What is a psychologist?

A psychologist is a professionally trained mental health professional who helps patients navigate challenging life situations or mental health issues. To become a psychologist you must earn a doctoral degree; qualifying degrees include a Ph.D., Psy.D. or Ed.D. To actively practice, a psychologist must be licensed in their state and maintain good standing. Psychologists are trained to administer tests that can evaluate a patient’s cognitive strength and weaknesses, intellectual skills, vocational aptitude and preference, personality characteristics, and neuropsychological functioning, explains the American Psychological Association (APA).

A psychologist meets with patients in an office and may work with a variety of methods, depending on patient need, such as cognitive, behavioral or interpersonal.  According to the APA, common reasons a person may visit a psychologist include:

  • Dealing with depression, anger or anxiety over a long period of time.
  • Help with a chronic condition that is interfering with their lives or physical health.
  • Help with grieving and other abrupt transitions.
  • Overcoming addictions.
  • Managing chronic illness.
  • Breaking old and harmful patterns of thinking or behavior.

Can a clinical psychologist write prescriptions?

To be able to write a prescription, a clinical psychologist must practice in a state that permits them to do so, and must either have a master’s degree in psychopharmacology or have completed the required advanced training program. According to the American Psychological Association (APA), five states currently permit psychologists to write prescriptions: Idaho, New Mexico, Illinois, Iowa and Louisiana. Many psychologists who are not able to write prescriptions work in partnership with psychiatrists, pediatricians or primary care doctors to help their patients who need medication.

How much do therapists cost?

If you are experiencing a challenging time, have mental health difficulties, or just want professional guidance as you move through life, a therapist can provide relief, tools and structure. The national average cost for a therapist is $80-$100 per hour, although prices may be higher or lower depending on geographic location and the experience and training of the therapist.
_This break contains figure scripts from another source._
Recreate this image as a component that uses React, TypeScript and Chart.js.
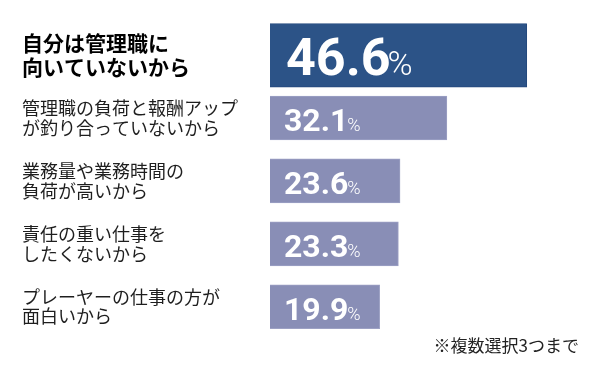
import React, { useEffect, useRef } from "react";
import { Chart, registerables } from "chart.js";

Chart.register(...registerables);

const categories: string[][] = [
  ["自分は管理職に", "向いていないから"],
  ["管理職の負荷と報酬アップ", "が釣り合っていないから"],
  ["業務量や業務時間の", "負荷が高いから"],
  ["責任の重い仕事を", "したくないから"],
  ["プレーヤーの仕事の方が", "面白いから"],
];
const values: number[] = [46.6, 32.1, 23.6, 23.3, 19.9];
const footnote = "※複数選択3つまで";

const HIGHLIGHT = "#2c5387";
const NORMAL = "#898eb6";
const JP_FONT = "'Noto Sans CJK JP', 'Noto Sans', sans-serif";
const NUM_FONT = "Roboto, 'Noto Sans', sans-serif";

const valueLabelPlugin = {
  id: "valueLabels",
  afterDatasetsDraw(chart: any) {
    const ctx = chart.ctx;
    ctx.save();
    values.forEach((v, i) => {
      const meta = chart.getDatasetMeta(i === 0 ? 0 : 1);
      const el = meta.data[i];
      if (!el) return;
      const big = i === 0;
      const numSize = big ? 52 : 32;
      const pctSize = big ? 34 : 18;
      const x0 = el.base + (big ? 16 : 14);
      const baseline = el.y + numSize * 0.37 + 1;
      const txt = v.toFixed(1);
      ctx.fillStyle = "#ffffff";
      ctx.textAlign = "left";
      ctx.textBaseline = "alphabetic";
      ctx.font = `bold ${numSize}px ${NUM_FONT}`;
      ctx.fillText(txt, x0, baseline);
      const w = ctx.measureText(txt).width;
      ctx.font = `300 ${pctSize}px ${NUM_FONT}`;
      ctx.fillText("%", x0 + w + (big ? -3 : -1), baseline);
    });
    ctx.restore();
  },
};

const footnotePlugin = {
  id: "footnote",
  afterDraw(chart: any) {
    const ctx = chart.ctx;
    ctx.save();
    ctx.fillStyle = "#222222";
    ctx.font = `17px ${JP_FONT}`;
    ctx.textAlign = "right";
    ctx.textBaseline = "middle";
    ctx.fillText(footnote, 579, 346);
    ctx.restore();
  },
};

export default function App() {
  const ref = useRef<HTMLCanvasElement | null>(null);

  useEffect(() => {
    document.body.style.margin = "0";
    if (!ref.current) return;
    const chart = new Chart(ref.current, {
      type: "bar",
      data: {
        labels: categories,
        datasets: [
          {
            data: values.map((v, i) => (i === 0 ? v : null)),
            backgroundColor: HIGHLIGHT,
            borderColor: "#24487c",
            borderWidth: 1,
            barThickness: 64,
            grouped: false,
          } as any,
          {
            data: values.map((v, i) => (i === 0 ? null : v)),
            backgroundColor: NORMAL,
            borderColor: "#9da1c4",
            borderWidth: 1,
            barThickness: 44,
            grouped: false,
          } as any,
        ],
      },
      options: {
        indexAxis: "y",
        animation: false,
        responsive: true,
        maintainAspectRatio: false,
        layout: {
          padding: { left: 22, right: 54.5, top: 23.6, bottom: 34.8 },
        },
        plugins: {
          legend: { display: false },
          tooltip: { enabled: false },
        },
        scales: {
          x: {
            display: false,
            min: 0,
            max: 50,
          },
          y: {
            grid: { display: false },
            border: { display: false },
            afterFit: (scale: any) => {
              scale.width = 248;
            },
            ticks: {
              crossAlign: "far",
              color: (c: any) => (c.index === 0 ? "#000000" : "#1e1e1e"),
              font: (c: any) =>
                c.index === 0
                  ? { family: JP_FONT, size: 21, weight: "bold", lineHeight: 1.18 }
                  : { family: JP_FONT, size: 18, weight: "normal", lineHeight: 1.1 },
            },
          },
        },
      } as any,
      plugins: [valueLabelPlugin, footnotePlugin],
    });
    return () => chart.destroy();
  }, []);

  return (
    <div style={{ width: 600, height: 373, position: "relative" }}>
      <canvas ref={ref} />
    </div>
  );
}
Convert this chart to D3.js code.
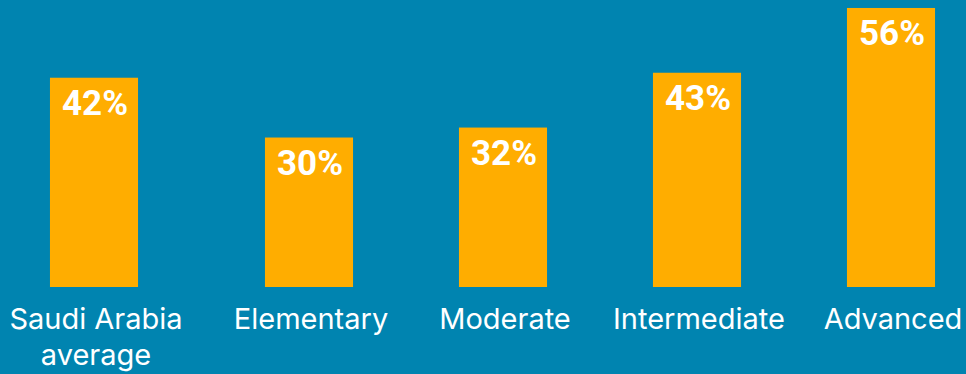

Psychiatrists, psychologists and licensed therapists are all health professionals who offer various modalities of therapy. Ask questions about the type of therapy they specialize in (such as cognitive or behavioral, etc.) and their area of expertise (such as grief, anxiety, body image disorders, etc.) to help you find the right fit for your needs. Therapy sessions are typically 50-60 minutes long.  The patient usually meets with the therapist in their office; sessions may also be held remotely (via Skype, etc.) or in a clinical setting. Psychologists, psychiatrists and other therapists who have earned advanced degrees will typically charge higher rates than other licensed therapists. Depending on your diagnosis, your health insurance may cover your therapy costs.